After the Declaration
Fireworks and the stone house
“Those who expect to reap the blessings of freedom, must, like men, undergo the fatigues of supporting it.”
— Thomas Paine
Last week's post was about John Dunlap printing the Declaration through the night … carrying the idea was his part. This week is about the harder test that came after, when the celebrating stopped and the army that declared independence had to decide whether it meant it.
Next week, we will return to exploring new topics and ideas related to how we live our lives.
Chasing Influence: Transformational Coaching to Build Champions for Life and What’s Your Juice? Unlock the Energy that Transforms Performance, Fuels Purpose, and Ignites the People Around You are now available on Amazon and Audible!
After the Declaration
The rope pulled tight, and the king began to lean.
It was the night of July 9, 1776, at the bottom of Broadway in New York. Hours earlier, the Declaration of Independence had been read aloud to Washington’s army. One of Dunlap’s rough printed sheets had reached General Washington. A crowd of soldiers and sailors had assembled in a little park called Bowling Green, throwing ropes over a gilded statue of King George III on horseback.
Four thousand pounds of lead. Six years on that pedestal, watching over the city. The king’s statue was a daily reminder of who ruled and who obeyed, and it tumbled down hard.
The assembled masses sawed the crowns off the fence posts and they cut the king’s head from his shoulders. And then somebody had a brilliant irony-laden thought. Lead was hard to come by, and lead was what musket balls were made of.
So the king went to Connecticut in pieces, and the women of Litchfield spent that summer melting him down. More than forty thousand rounds of ammunition were cast from the statue of the king they’d just renounced. They’d use that lead to fight for independence.
That night must have been electric. The bells, the bonfires, the yelling, and anxious energy. Independence, declared. If the story were so simple. We all know it doesn’t end there.
Seven weeks later, the same army stood on Long Island and watched the horizon fill with British sails. It was the largest expeditionary force Britain had ever sent abroad. On the morning of August 27, the redcoats came through an unguarded pass and appeared behind the American lines, and the army that had pulled down the king came apart in a morning’s time.
Men ran as whole regiments dissolved into the marshes along Gowanus Creek. Washington’s war — and maybe the country itself — was hours from ending in the first major battle after independence had been declared.
What stood between the army and annihilation was a rear guard of a few hundred men from Maryland, under a Baltimore major named Mordecai Gist. Farmers and tradesmen, most of whom had never seen combat. Their task was simple and terrible. They were to hold off the British near the stone farmhouse long enough for the others to get across Gowanus Creek and back toward the American lines.
The Marylanders charged toward the British position near the stone farmhouse. They were thrown back, reformed, and charged again. Some accounts say they made two assaults; others say as many as six.

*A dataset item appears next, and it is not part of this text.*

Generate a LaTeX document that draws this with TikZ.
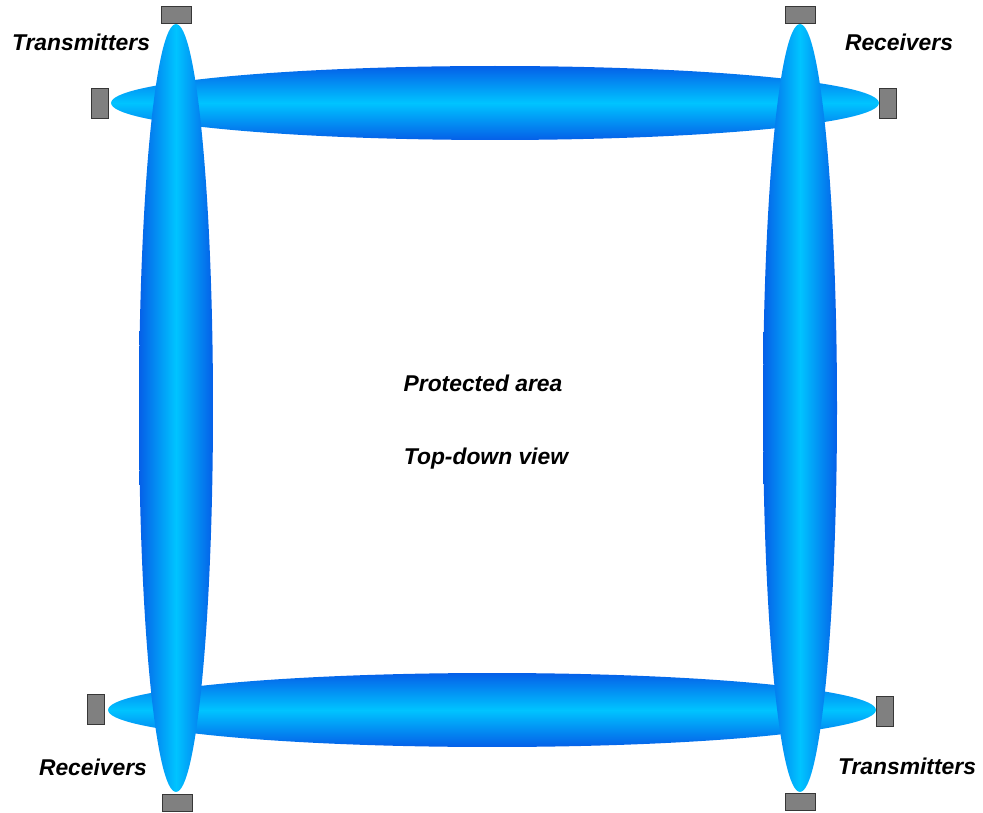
\documentclass[tikz,border=0pt]{standalone}
\usepackage{fontspec}
\setmainfont{Liberation Sans}
\usetikzlibrary{shapes.geometric}
\definecolor{beamdark}{RGB}{5,95,232}
\definecolor{beamlight}{RGB}{0,196,255}
\definecolor{boxfill}{RGB}{128,128,128}
\definecolor{boxline}{RGB}{55,55,55}
\tikzset{
  beamh/.style={ellipse, inner sep=0pt, minimum width=15.36cm, minimum height=1.48cm,
    top color=beamdark, bottom color=beamdark, middle color=beamlight},
  beamv/.style={ellipse, inner sep=0pt, minimum width=1.48cm, minimum height=15.36cm,
    top color=beamdark, bottom color=beamdark, middle color=beamlight, shading angle=90},
  hbox/.style={rectangle, inner sep=0pt, minimum width=0.6cm, minimum height=0.34cm,
    fill=boxfill, draw=boxline, line width=0.5pt},
  vbox/.style={rectangle, inner sep=0pt, minimum width=0.34cm, minimum height=0.6cm,
    fill=boxfill, draw=boxline, line width=0.5pt},
  lbl/.style={font=\fontsize{13}{15}\selectfont\bfseries\itshape, inner sep=0pt}
}
\begin{document}
\begin{tikzpicture}[x=0.02cm, y=-0.02cm]
\useasboundingbox (0,0) rectangle (983,813);
% horizontal beams
\node[beamh] (topbeam) at (495,103) {};
\node[beamh] (botbeam) at (492,710) {};
% vertical beams
\node[beamv] (leftbeam) at (176,408) {};
\node[beamv] (rightbeam) at (800,408) {};
% units
\node[hbox] (tl1) at (176,15) {};
\node[vbox] (tl2) at (100,103) {};
\node[hbox] (tr1) at (800,15) {};
\node[vbox] (tr2) at (888,103) {};
\node[vbox] (bl2) at (96,709) {};
\node[hbox] (bl1) at (177,803) {};
\node[vbox] (br2) at (885,711) {};
\node[hbox] (br1) at (800,802) {};
% labels
\node[lbl] (ltl) at (81,42) {Transmitters};
\node[lbl] (ltr) at (899,42) {Receivers};
\node[lbl] (lbl) at (93,767) {Receivers};
\node[lbl] (lbr) at (907,766) {Transmitters};
\node[lbl] (prot) at (483,383) {Protected area};
\node[lbl] (view) at (486,459) {Top-down view};
\end{tikzpicture}
\end{document}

Washington watched it through his spyglass from a hill across the creek. The story later told has him crying out, “Good God, what brave fellows I must this day lose!”
Two hundred fifty-six of them didn’t come back. History would remember them as the Maryland 400. Most of their names weren’t recorded. Two nights later, under cover of fog, Washington slipped nine thousand men across the East River, and the army that went on to win the war survived because of an hour bought by men nobody cheered.
Over the past weeks it’s been eye-opening to revisit our history and to see how issues change — in the times and magnitude — yet lessons hold true.
I’ve been part of teams that pulled down statues. The excitement of day one of the season, the lofty goals, the new standards, the slogan on the shirts. The energy is real — I felt it.
And I’ve watched the same teams meet their Brooklyn. The first loss that wasn’t supposed to happen. The starter who got hurt. The slump where nothing worked. That's when everybody finds out if you meant it.
Every team declares who it is in the celebration. It becomes who it is in the rear guard … in the practice after the blowout, in the leader who holds the standard when holding it costs something, in the coach who keeps teaching when there's seemingly nothing left to play for.
Every team gets a night at the bonfire. Not every team holds the stone house. The ones that do are truly special.
“Perseverance and spirit have done wonders in all ages.”
— George Washington
Connecting this quote to the story. Washington wrote that line a year before Brooklyn … then he witnessed the Maryland 400 prove it.
This week’s Chasing Influence tip: The standard that matters most is the one you hold after the room stops cheering.